Exactly retype the lines from the top of the data through the line containing "import matplotlib.pyplot as plt", leaving out every picture.

** start DATASET ROWS **

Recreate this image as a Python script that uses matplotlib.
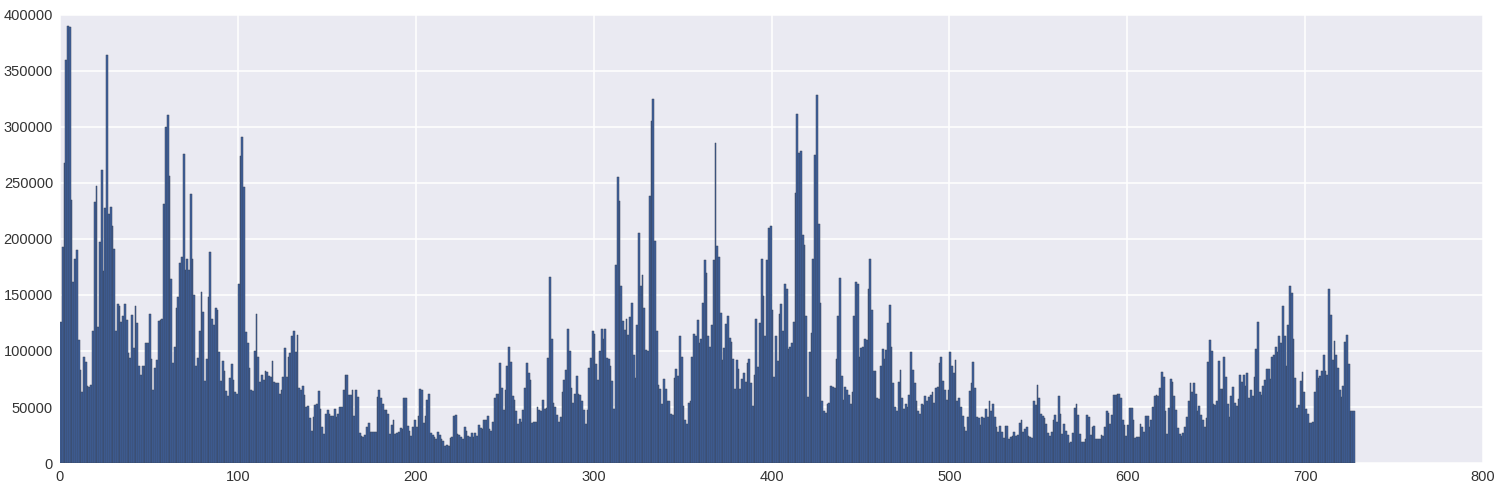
import numpy as np
import matplotlib
matplotlib.use("Agg")
import matplotlib.pyplot as plt

# values in thousands, per day index
seg_000_060 = [126,193,268,360,390,389,235,162,182,190,
               110,83,63,95,90,69,68,70,118,233,
               247,121,197,262,171,228,364,222,229,212,
               191,118,142,140,126,131,142,128,98,94,
               132,103,140,125,87,79,87,87,107,107,
               133,93,65,85,92,127,128,129,231,300,
               311]
seg_061_121 = [256,164,89,104,138,148,179,184,276,
               172,182,172,240,182,150,87,94,118,153,
               135,73,93,148,188,129,123,138,137,99,
               73,91,82,64,60,76,88,74,63,62,
               160,274,291,246,117,107,85,65,64,100,
               133,95,72,79,74,82,81,78,77,91,
               72,71]
seg_122_183 = [71,62,65,77,103,77,95,98,
               113,118,99,114,67,65,69,61,50,51,
               40,29,41,52,53,64,48,32,26,44,
               47,44,42,42,48,41,44,50,50,65,
               79,79,61,61,65,42,65,59,27,24,
               23,25,32,36,28,28,28,28,59,65,
               58,53,47,47]
seg_184_245 = [44,26,34,38,26,27,
               28,31,30,58,58,33,29,24,32,38,
               32,42,66,65,36,42,56,62,27,25,
               23,21,28,25,21,20,15,16,15,22,
               23,42,43,26,25,23,21,32,29,24,
               23,27,23,27,24,34,31,30,38,38,
               42,30,29,37,58,62]
seg_246_307 = [62,89,67,47,
               65,87,104,90,60,56,46,35,39,37,
               47,67,89,80,74,36,37,37,50,47,
               46,56,48,49,94,166,111,54,50,43,
               37,41,63,74,83,120,100,67,54,62,
               78,62,61,55,47,35,47,85,94,118,
               115,88,74,100,120,111,120,94]
seg_308_369 = [93,87,
               73,48,177,255,234,158,127,119,129,114,
               130,143,96,76,123,205,158,168,138,101,
               100,238,305,325,198,118,70,66,53,75,
               66,55,55,44,43,76,84,78,113,95,
               51,38,35,54,55,95,115,113,128,107,
               111,143,181,170,113,104,123,181,286,194]
seg_370_430 = [184,134,92,103,124,131,112,108,93,66,
               92,84,66,75,80,72,89,93,71,51,
               79,129,86,125,182,149,113,181,210,212,
               137,77,113,91,133,142,118,160,155,102,
               104,107,126,241,312,277,279,204,195,131,
               59,99,116,182,275,329,213,143,55,46,
               45]
seg_431_492 = [53,54,69,68,67,93,131,165,78,
               56,68,65,61,53,63,131,162,160,95,
               103,104,111,110,155,182,137,82,82,58,
               57,87,102,93,101,125,141,104,71,50,
               46,72,83,58,48,53,50,61,99,83,
               71,55,46,44,53,52,60,55,59,61,
               63,54,67]
seg_493_554 = [68,89,95,73,65,56,65,
               99,87,80,92,55,58,50,42,32,29,
               41,64,71,90,67,41,40,34,41,40,
               48,41,55,46,53,41,32,28,33,28,
               22,33,33,21,23,24,28,24,25,36,
               38,28,30,32,24,23,22,55,52,70,
               58,44,42,40,35]
seg_555_616 = [27,24,28,38,43,37,60,44,26,35,
               29,25,18,19,27,49,53,43,26,19,
               19,21,43,41,25,32,33,21,21,21,
               25,24,32,46,45,35,43,61,61,62,
               62,58,38,34,24,34,49,49,38,22,
               23,23,35,32,28,42,42,32,38,50,
               60,61]
seg_617_678 = [60,67,81,77,46,26,49,75,72,60,
               47,31,26,24,27,32,41,55,71,63,
               71,62,46,51,43,38,32,40,90,110,
               100,53,52,55,91,66,66,95,77,53,
               41,60,68,54,51,57,79,72,79,69,
               80,58,65,60,77,102,126,63,61,69,
               74,84]
seg_679_727 = [84,75,95,96,104,99,113,107,140,113,
               87,123,158,152,111,76,49,52,73,81,
               63,48,44,36,36,37,63,83,76,78,
               82,96,82,79,155,132,92,109,96,85,
               65,59,69,108,114,88,46,46,46]

segments = [seg_000_060, seg_061_121, seg_122_183, seg_184_245, seg_246_307,
            seg_308_369, seg_370_430, seg_431_492, seg_493_554, seg_555_616,
            seg_617_678, seg_679_727]
values = [v * 1000 for seg in segments for v in seg]
days = np.arange(len(values))

x_ticks = [0, 100, 200, 300, 400, 500, 600, 700, 800]
y_ticks = [0, 50000, 100000, 150000, 200000, 250000, 300000, 350000, 400000]

plt.rcParams['font.family'] = ['Liberation Sans', 'DejaVu Sans']
fig = plt.figure(figsize=(15.03, 4.94), dpi=100)
ax = fig.add_axes([60/1503, 1 - 463/494, (1483-60)/1503, (463-15)/494])
ax.set_facecolor('#EAEAF2')
fig.patch.set_facecolor('white')

ax.bar(days, values, width=1.0, align='edge', color='#3F62A0',
       edgecolor='#3a4558', linewidth=0.35, zorder=2)

ax.set_xlim(0, 800)
ax.set_ylim(0, 400000)
ax.set_xticks(x_ticks)
ax.set_yticks(y_ticks)
ax.set_xticklabels([str(t) for t in x_ticks])
ax.set_yticklabels([str(t) for t in y_ticks])
ax.grid(True, color='white', linewidth=1.1, zorder=0)
ax.set_axisbelow(True)
for s in ax.spines.values():
    s.set_visible(False)
ax.tick_params(axis='both', length=0, labelsize=10.5, colors='#333333', pad=5)

fig.savefig('out.png', dpi=100)
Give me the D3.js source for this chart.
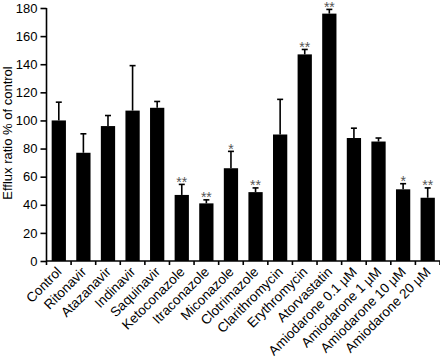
<!DOCTYPE html>
<html><head><meta charset="utf-8">
<script src="https://cdn.jsdelivr.net/npm/d3@7"></script>
<style>body{margin:0;background:#fff}svg{display:block}text{font-family:"Liberation Sans",Arial,sans-serif}</style>
</head><body>
<svg id="c" width="440" height="358"></svg>
<script>
const categories = ["Control","Ritonavir","Atazanavir","Indinavir","Saquinavir","Ketoconazole","Itraconazole","Miconazole","Clotrimazole","Clarithromycin","Erythromycin","Atorvastatin","Amiodarone 0.1 \u00b5M","Amiodarone 1 \u00b5M","Amiodarone 10 \u00b5M","Amiodarone 20 \u00b5M"];
const values = [100,77,96,107,109,47,41,66,49,90,147,176,87.5,85,51,45];
const errors = [13,13.5,7.5,32,4.5,7.5,2.5,12,3,25,3.5,3,7,2.5,4,7];
const significance = ["","","","","","**","**","*","**","","**","**","","","*","**"];
const yTicks = [0,20,40,60,80,100,120,140,160,180];

const svg = d3.select("#c");
const x = d3.scaleBand().domain(categories).range([46.5,440]).paddingInner(0.42).paddingOuter(0.21);
const y = d3.scaleLinear().domain([0,180]).range([261,8]);
const step = x.step();

// bars
svg.append("g").selectAll("rect").data(categories).join("rect")
  .attr("x", d=>x(d)).attr("width", x.bandwidth())
  .attr("y", (d,i)=>y(values[i])).attr("height", (d,i)=>y(0)-y(values[i]))
  .attr("fill","#000");

// error bars
const eg = svg.append("g").attr("stroke","#000").attr("stroke-width",1.6);
categories.forEach((c,i)=>{
  const cx = x(c)+x.bandwidth()/2;
  eg.append("line").attr("x1",cx).attr("x2",cx).attr("y1",y(values[i])).attr("y2",y(values[i]+errors[i]));
  eg.append("line").attr("x1",cx-3).attr("x2",cx+3).attr("y1",y(values[i]+errors[i])).attr("y2",y(values[i]+errors[i]));
});

// significance
svg.append("g").selectAll("text").data(categories).join("text")
  .attr("x", d=>x(d)+x.bandwidth()/2)
  .attr("y", (d,i)=>y(values[i]+errors[i])+2.5)
  .attr("text-anchor","middle").attr("font-size",14).attr("fill","#555")
  .text((d,i)=>significance[i]);

// y axis
const ya = svg.append("g").attr("transform","translate(46.5,0)")
  .call(d3.axisLeft(y).tickValues(yTicks).tickSize(6).tickPadding(3));
ya.select(".domain").attr("stroke-width",1.6).attr("d","M0,"+y(180)+"V"+y(0));
ya.selectAll(".tick line").attr("stroke-width",1.6);
ya.selectAll(".tick text").attr("font-size",13).attr("fill","#000").style("font-family","Liberation Sans, Arial, sans-serif");

// x axis
const xg = svg.append("g");
xg.append("line").attr("x1",46.5).attr("x2",440).attr("y1",y(0)).attr("y2",y(0)).attr("stroke","#000").attr("stroke-width",1.6);
categories.forEach((c,i)=>{
  const tx = x(c) + x.bandwidth() + step*0.21;
  xg.append("line").attr("x1",tx).attr("x2",tx).attr("y1",y(0)).attr("y2",y(0)+4).attr("stroke","#000").attr("stroke-width",1.6);
});
xg.append("line").attr("x1",46.5).attr("x2",46.5).attr("y1",y(0)).attr("y2",y(0)+4).attr("stroke","#000").attr("stroke-width",1.6);
xg.selectAll("text").data(categories).join("text")
  .attr("transform", d=>`translate(${x(d)+x.bandwidth()/2-3},${y(0)+5}) rotate(-45)`)
  .attr("text-anchor","end").attr("dy","0.7em").attr("font-size",13.5).attr("fill","#000")
  .text(d=>d);

// y label
svg.append("text").attr("transform","translate(12,133) rotate(-90)")
  .attr("text-anchor","middle").attr("font-size",13).attr("fill","#000")
  .text("Efflux ratio % of control");
</script>
</body></html>
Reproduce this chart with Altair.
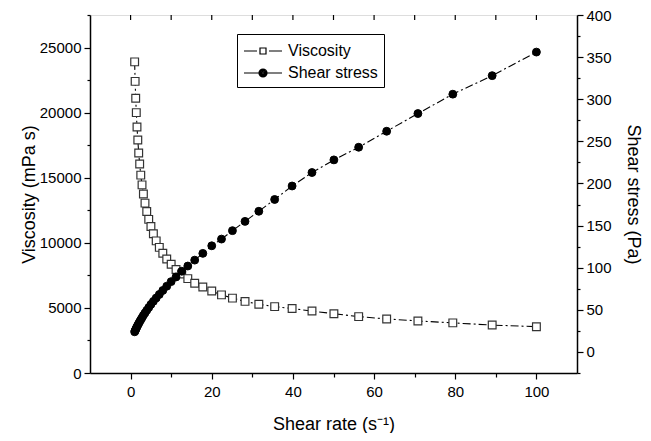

** end DATASET ROWS **

:: SOLUTION FOR THIS TASK ::
Recreate this image as a Python script that uses matplotlib.
import numpy as np
import matplotlib
matplotlib.use("Agg")
import matplotlib.pyplot as plt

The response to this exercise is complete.